Being a mentor and a mover and shaker

Landes, Cole and Shah said their total compensation (salary and bonus) are in line with the average compensation of other IT executives in their given industries. For senior IT executives in the non-IT manufacturing industry, our survey found the average IT salary and bonus in 2013 was $150,000; for technology consulting, it was $162,000; and for financial services, it's also about $150,000. The highest-paying industry was legal, insurance and real estate, at an average total compensation of $197,000.
The almighty dollar is a factor in terms of job satisfaction and career path for senior IT executives, the IT salary survey showed. And the ability to advance their careers and their take-home pay is based not only on their own actions, but on the actions or inaction of their staffs. 
Cole has found that work/life balance and flexibility motivates his employees. "If they work late, they come in later and they can work from home," he said.

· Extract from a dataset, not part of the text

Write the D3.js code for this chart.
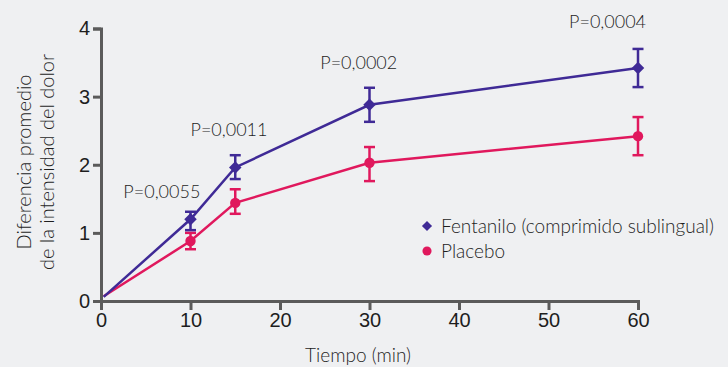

Work flexibility is also a hit with recent college grads, but Cole said it is harder to nail down the secret to keeping newer generations on the payroll. "They are looking for meaning in their work. I had a college grad tell me he didn't want to program for big banks who take money from people. He left to become a preacher," he said. "That's an extreme case, but money doesn't seem to be as big a motivator for many of them as meaningful work does."
This new generation also appreciates appreciation. An award or their picture on the wall for a job well done goes a long way, Cole added. "Public recognition motivates them. We try to balance all this, but the market is heating up and it's becoming more and more challenging to balance all of their needs."
Landes has taken steps to improve the work life of his new IT staff. Before he came on board, "everyone in IT felt like a task doer. No one was empowered to make choices or suggestions," he said. His first move was to start calling his team "solution engineers" instead of IT employees to get across the point that they were building solutions for the company. The next step was to give them a way to do that. "They meet with people now and communicate how a new product or functionality will help them. You have to empower them to make decisions, and if they make the wrong ones, it's a learning experience."
What motivates senior IT executives to stay with current employers? The top three reasons are that innovation is encouraged, business is picking up and the management team is strong. Conversely, senior IT executives start to head for the door when career advancement is limited, management is ineffective and the IT budget keeps getting cut.